Library Director Pat Fickett said she and the organizers of the space have been putting the pedal to the floor preparing their partners to start programming as soon as possible, after receiving the grant at the end of December. She said even this week, groups who want to use the space were going through an orientation process in preparation for space’s first week of programming. “It’s a lot to do in a short time,” Fickett said. “The timeline is so short; we’re working hard to get everything in place. It’s busy and there’s lots to do, but it’s all good things. I can’t wait to get it really going.”
One of the reasons for the rush is that the grant only provides funding through July. The town is also requesting a warrant article for $16,443 to provide funding through the remainder of the year, to take the collaborative space through December, and allow for a full year to pilot the community space concept. Whether it carries on beyond that, Lafleur said, will be up to the town, but she has high hopes that a taste of what a brick-and-mortar community center can bring to a town will be convincing.
Ashley Saari can be reached at 924-7172 ext. 244 or email@example.com. She’s on Twitter @AshleySaariMLT.

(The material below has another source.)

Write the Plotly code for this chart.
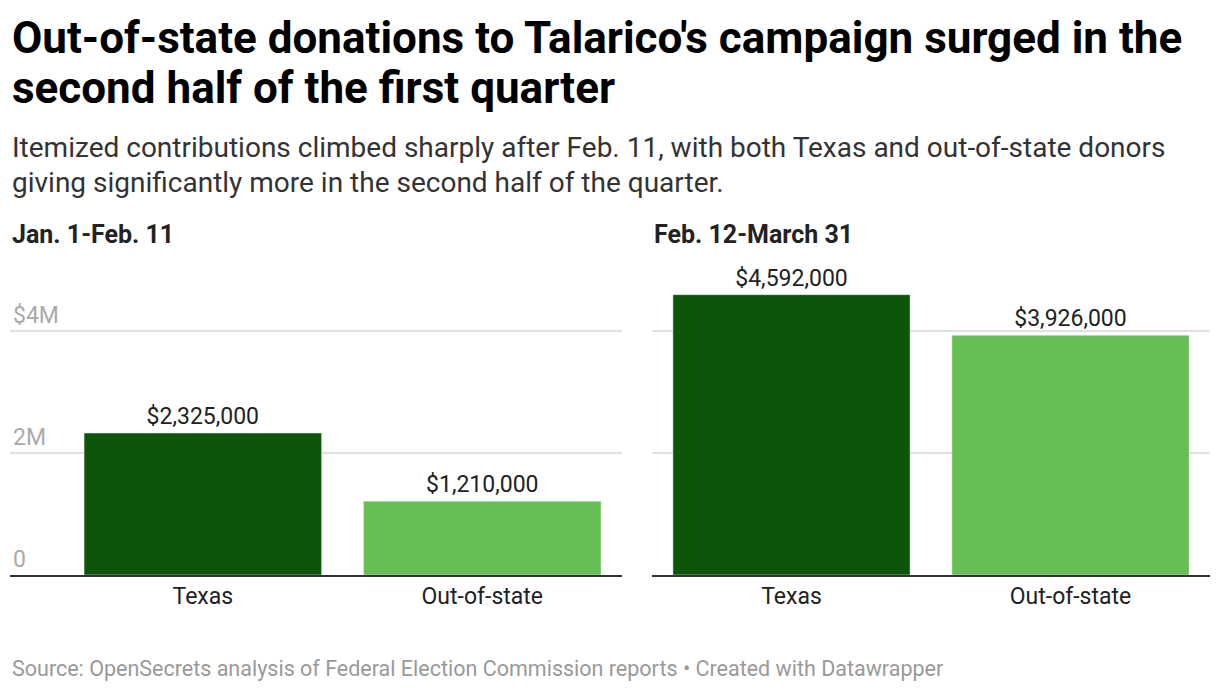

The Wilton Collaborative Space is hosting an open house Jan. 20 at 7 p.m. for residents to see the space, meet collaborators and learn about the programming that is available. “I’m hopeful people will avail themselves of what’s on offer and see the value in this. I’d say, ‘Look at any community with a thriving community center, and tell them you’re taking it away, and the people wouldn’t be happy about it,’” Lafleur said.